I don’t think this counts as a New Year’s resolution, but I’ve been meaning to play around with Gephi for a while now. The biggest hurdle for me was finding sources that were conducive to network analysis. My research does not rely heavily on personal correspondence, so I turned to the Canadian Letters and Images Project, based at Vancouver Island University. The project has build a corpus of transcribed letters from Canadian soldiers in wartime, which are grouped into collections. The letters we find in archives are usually saved by a single person, so most of the collections consists of letters exchanged between two people. After lightly perusing the website, I found a collection of about 40 letters written by three brothers of the Rooke family, Robert, Charles, and, George, who enlisted during the Boer War.
From Letters to Relational Database
Gephi is a popular tool among Digital Humanists to create network visualizations. Simply put, it turns a relational database, usually compiled in a spreadsheet or .csv file and turns it into a visual image that reveals weighed correlations in the data. The obvious relational database to build out of this collection was to make a spreadsheet of who wrote to who. But with only 40 letters in the collection and only three letter-writers, the resulting network diagram is probably going to be a little underwhelming. I decided to create a second spreadsheet recording who mentions who in their letters. That should be a bit more interesting.
To populate these spreadsheets I could have read each letter and typed in names as I found them, but that’s a little more work than I’m prepared to do. Instead, I used the Stanford Named Entity Recognizer to tag all of the person names in the letters. Assuming that the first name to appear in each letter was the addressee and the last name to appear in the letter was the writer, who signed his name at the bottom, it would be pretty easy to populate both of my spreadsheets.
For one letter, the NER extracted these names:
Already, we can see a few of the challenges of relying on the NER. The first name in this letter is Cleary, because the header of the letter reads:
“Dundonald’s Brigade, Cleary’s Division, South Africa”
So in this case the addressee, “Mother,” is the second name mentioned in the letter. But the last name is “Charlie,” who wrote the letter. We also see that a few of the names are not people names. “P. Maritzburg” is actually a place and “Boers” is more of a group people rather than a single person. So the data would need a bit of cleaning, but that’s always the case with these things.
I wrote a script that took the first and last name mentioned in each letter and compiled it into a csv file, and quickly corrected any of the suspicious-looking addressees or signatories.
Then I wrote another script that compiled all of the names in each letter into another csv file. I opened that csv in Excel, created a new column and manually entered the signatory of the letter next to each name they mention in their letter. That took a bit of time, but it was probably faster than trying to figure out how to do that with a script.
The last thing to do was to review both spreadsheets to confirm that all of the data was accurate. It took a bit of time to go through the second spreadsheet an eliminate all of the place names that were incorrectly tagged as people, but that definitely took much less time that typing out everything by hand.
The last thing to do was create a csv file with everyone’s names in, then create columns with the label that is going to appear on each person’s node in Gephi, and another column with the type of node they are going to represent.

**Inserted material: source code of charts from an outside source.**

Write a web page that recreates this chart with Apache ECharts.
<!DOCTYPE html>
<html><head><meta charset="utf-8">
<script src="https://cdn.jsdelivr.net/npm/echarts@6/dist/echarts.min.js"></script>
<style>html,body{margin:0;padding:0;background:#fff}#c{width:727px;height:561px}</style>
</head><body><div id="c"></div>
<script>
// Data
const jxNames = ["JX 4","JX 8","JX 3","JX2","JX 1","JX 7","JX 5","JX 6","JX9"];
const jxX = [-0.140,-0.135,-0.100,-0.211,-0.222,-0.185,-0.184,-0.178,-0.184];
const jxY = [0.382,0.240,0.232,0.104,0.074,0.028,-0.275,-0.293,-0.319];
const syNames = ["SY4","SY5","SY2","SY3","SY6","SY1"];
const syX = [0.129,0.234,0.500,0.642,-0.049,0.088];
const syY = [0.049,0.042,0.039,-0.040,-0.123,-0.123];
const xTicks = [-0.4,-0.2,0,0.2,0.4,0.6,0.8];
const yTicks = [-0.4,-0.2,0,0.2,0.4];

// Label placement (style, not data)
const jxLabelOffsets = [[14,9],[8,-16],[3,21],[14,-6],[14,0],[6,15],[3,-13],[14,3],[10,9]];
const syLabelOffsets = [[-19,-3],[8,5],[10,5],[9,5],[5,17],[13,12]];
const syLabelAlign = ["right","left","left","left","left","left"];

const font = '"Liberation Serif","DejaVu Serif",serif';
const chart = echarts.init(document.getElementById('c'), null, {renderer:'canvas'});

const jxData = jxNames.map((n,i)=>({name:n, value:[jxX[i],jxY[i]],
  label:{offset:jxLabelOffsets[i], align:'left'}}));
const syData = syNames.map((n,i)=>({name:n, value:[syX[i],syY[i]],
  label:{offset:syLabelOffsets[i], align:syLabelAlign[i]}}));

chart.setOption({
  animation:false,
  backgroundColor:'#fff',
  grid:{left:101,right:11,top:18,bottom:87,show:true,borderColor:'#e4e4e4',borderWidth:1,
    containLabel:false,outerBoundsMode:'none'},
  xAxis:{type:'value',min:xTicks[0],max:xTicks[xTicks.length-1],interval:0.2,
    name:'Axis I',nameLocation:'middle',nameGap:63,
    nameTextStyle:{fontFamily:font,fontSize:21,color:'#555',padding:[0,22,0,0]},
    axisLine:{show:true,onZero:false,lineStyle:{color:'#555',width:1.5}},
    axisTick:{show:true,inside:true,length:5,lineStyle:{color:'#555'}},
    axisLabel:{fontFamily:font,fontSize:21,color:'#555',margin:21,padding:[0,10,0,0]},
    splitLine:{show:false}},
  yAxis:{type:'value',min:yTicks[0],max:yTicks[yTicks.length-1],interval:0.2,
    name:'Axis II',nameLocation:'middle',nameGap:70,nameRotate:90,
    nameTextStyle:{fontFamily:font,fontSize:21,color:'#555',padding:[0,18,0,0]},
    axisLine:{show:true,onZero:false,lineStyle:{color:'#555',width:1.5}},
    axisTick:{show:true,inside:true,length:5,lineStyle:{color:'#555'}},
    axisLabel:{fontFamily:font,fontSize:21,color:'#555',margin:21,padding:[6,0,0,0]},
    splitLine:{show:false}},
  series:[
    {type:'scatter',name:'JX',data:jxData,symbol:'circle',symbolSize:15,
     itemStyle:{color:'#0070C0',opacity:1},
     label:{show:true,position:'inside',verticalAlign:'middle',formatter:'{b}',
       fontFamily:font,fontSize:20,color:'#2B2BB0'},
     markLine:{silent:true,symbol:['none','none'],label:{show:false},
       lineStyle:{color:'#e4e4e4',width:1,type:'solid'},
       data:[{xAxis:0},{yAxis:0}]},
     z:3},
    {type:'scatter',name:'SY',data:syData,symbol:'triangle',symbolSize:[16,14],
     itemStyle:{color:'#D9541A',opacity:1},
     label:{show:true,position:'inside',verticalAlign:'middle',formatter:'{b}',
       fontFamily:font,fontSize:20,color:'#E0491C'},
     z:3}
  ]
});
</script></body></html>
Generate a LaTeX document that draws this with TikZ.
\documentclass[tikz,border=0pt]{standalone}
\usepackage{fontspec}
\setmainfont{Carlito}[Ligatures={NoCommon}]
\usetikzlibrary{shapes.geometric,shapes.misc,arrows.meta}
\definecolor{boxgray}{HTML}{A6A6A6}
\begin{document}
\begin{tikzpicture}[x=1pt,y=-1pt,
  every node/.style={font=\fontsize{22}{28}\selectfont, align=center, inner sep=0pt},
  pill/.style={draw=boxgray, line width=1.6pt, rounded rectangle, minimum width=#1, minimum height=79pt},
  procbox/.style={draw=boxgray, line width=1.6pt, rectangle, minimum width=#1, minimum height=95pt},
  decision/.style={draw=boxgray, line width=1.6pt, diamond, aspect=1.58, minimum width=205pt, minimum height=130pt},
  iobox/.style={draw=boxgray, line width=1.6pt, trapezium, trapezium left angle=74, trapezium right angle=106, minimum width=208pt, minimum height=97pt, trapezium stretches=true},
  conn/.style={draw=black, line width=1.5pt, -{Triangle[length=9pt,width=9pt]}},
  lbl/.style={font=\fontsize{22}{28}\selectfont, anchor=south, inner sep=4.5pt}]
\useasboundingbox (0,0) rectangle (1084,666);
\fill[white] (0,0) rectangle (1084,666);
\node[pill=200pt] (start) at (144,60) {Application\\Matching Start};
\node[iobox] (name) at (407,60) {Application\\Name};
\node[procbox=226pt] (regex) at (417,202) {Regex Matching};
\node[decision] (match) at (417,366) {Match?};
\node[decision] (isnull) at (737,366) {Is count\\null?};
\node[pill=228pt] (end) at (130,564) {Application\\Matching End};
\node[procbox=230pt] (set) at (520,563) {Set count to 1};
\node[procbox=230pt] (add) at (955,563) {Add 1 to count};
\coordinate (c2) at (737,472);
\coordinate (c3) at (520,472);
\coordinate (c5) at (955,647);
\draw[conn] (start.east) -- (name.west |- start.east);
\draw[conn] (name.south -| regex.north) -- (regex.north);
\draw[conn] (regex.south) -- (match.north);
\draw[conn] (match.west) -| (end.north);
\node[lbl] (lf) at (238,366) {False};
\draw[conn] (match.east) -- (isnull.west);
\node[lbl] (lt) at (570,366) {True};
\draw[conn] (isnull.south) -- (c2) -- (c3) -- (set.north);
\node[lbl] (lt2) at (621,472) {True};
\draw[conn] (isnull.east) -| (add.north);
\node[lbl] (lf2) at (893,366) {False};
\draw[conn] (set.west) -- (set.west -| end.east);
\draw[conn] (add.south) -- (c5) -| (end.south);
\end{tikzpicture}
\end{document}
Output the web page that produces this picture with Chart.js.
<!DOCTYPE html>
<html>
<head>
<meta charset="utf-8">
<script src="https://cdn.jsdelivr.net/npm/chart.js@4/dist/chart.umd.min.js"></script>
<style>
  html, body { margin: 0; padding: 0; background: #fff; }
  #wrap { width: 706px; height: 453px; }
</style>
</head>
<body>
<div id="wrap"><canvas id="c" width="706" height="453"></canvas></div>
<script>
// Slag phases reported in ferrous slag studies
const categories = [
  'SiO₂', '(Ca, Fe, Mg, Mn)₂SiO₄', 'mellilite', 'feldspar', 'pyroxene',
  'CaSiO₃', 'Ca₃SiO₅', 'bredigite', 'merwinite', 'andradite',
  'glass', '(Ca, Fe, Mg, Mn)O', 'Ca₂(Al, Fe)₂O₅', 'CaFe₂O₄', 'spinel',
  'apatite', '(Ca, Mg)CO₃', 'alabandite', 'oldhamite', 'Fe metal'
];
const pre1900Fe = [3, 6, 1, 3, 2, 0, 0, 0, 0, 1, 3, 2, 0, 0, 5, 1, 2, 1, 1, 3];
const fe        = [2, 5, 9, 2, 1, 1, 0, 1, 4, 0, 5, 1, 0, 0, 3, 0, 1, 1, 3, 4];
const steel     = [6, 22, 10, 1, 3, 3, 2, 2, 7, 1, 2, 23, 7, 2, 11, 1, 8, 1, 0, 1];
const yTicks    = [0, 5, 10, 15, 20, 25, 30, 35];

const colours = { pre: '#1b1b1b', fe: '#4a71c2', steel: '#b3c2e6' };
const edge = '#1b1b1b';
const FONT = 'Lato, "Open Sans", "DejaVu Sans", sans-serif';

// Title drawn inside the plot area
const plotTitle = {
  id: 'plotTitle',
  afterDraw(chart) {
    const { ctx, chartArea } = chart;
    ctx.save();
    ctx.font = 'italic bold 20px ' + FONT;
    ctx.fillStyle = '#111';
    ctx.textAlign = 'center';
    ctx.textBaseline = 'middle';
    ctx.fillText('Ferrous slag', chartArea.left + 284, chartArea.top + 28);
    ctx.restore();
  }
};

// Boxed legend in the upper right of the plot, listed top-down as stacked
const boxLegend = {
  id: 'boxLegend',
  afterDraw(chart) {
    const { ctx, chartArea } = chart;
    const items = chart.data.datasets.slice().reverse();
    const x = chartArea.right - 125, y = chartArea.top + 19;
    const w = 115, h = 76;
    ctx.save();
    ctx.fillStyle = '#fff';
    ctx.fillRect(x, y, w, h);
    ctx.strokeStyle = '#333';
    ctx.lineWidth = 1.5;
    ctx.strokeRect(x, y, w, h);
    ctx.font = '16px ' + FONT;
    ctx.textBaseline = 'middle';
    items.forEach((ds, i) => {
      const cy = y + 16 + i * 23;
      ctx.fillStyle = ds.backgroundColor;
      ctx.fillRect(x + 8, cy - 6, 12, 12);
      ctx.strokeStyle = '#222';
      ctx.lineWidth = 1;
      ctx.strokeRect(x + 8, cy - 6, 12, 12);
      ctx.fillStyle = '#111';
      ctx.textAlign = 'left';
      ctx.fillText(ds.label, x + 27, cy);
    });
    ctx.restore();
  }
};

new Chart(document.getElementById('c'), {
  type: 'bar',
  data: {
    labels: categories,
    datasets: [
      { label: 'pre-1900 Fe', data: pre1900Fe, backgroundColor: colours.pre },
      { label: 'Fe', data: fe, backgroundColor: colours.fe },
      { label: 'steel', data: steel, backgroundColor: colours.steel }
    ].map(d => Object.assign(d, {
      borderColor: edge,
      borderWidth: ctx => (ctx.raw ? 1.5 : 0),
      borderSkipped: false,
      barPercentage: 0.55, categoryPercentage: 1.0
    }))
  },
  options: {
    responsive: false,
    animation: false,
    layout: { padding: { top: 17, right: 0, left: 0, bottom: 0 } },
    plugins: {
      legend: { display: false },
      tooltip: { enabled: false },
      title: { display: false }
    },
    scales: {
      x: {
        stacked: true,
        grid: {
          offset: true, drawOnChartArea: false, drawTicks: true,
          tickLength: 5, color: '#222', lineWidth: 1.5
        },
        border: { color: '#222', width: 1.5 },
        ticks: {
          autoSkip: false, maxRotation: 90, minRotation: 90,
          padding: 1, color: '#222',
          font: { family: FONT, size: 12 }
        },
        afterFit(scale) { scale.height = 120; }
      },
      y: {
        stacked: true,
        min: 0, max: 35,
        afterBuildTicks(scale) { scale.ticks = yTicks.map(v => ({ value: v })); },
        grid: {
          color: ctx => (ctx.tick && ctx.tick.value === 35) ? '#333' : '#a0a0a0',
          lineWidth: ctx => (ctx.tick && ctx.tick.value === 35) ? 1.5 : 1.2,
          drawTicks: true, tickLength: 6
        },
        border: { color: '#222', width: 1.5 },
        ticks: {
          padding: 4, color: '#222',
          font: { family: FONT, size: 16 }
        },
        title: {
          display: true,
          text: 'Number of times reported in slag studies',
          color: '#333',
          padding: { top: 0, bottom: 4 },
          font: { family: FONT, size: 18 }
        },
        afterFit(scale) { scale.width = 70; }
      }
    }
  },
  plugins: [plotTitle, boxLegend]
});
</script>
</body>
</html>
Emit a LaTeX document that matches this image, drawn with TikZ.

I classified each person as one of three things: a family member, a friend, or a member of the military. There were just guesses based on the content of the letters, I did not do any further research to confirm that someone was only a friend and not a family member.
I imported these into Gephi in two batches, the first one to create a network diagram that showed who wrote letters to who:
As expected, this on is a little plain. It does show that most of the letters are written by Charlie, and most of the letters were received by their mother. There are a few letters written from George to Jim, and one letter written from Charlie to Eva. No huge revelations here, but it’s good to know where letters are coming from when considering the next set: who mentions who in their letters.
The diagram doesn’t come out very well in the screen-capture but it’s clear that Charlie is making the most mentions in his letters. That’s not surprising, because we saw in the last diagram that he wrote most of the letters. The colors reflect the three categories I assigned to each node: family in blue, friends in green, and military in red. So we see that Charlie mentions Stan quite a bit in his letters, as well as Jim, George, and Vic. George seems to mention his mother quite a bit, but most of George’s letters were written to his mother so most of these mentions are probably him addressing her in his letters.
What also comes out really well in the visualization is that there are far more mentions of friends and family than members of the military. Most of the people mentioned are mutual acquaintances who are either still at home, encountered in transit, or serving overseas with the three brothers. This isn’t to say that the content of the letters ignores events at the front – Charlie’s mentions of Lord Kitchener reflect how much he discusses the course of the war. Nevertheless, the diagram reveals the importance of letter writing in maintaining connections with friends and family.
Maybe not a ground-breaking discovery, but it was a fun introduction to Gephi. I’d like to experiment with bigger data sets in the future, particularly ones that combine sources from different collections, to see how Gephi generates more complex data visualizations.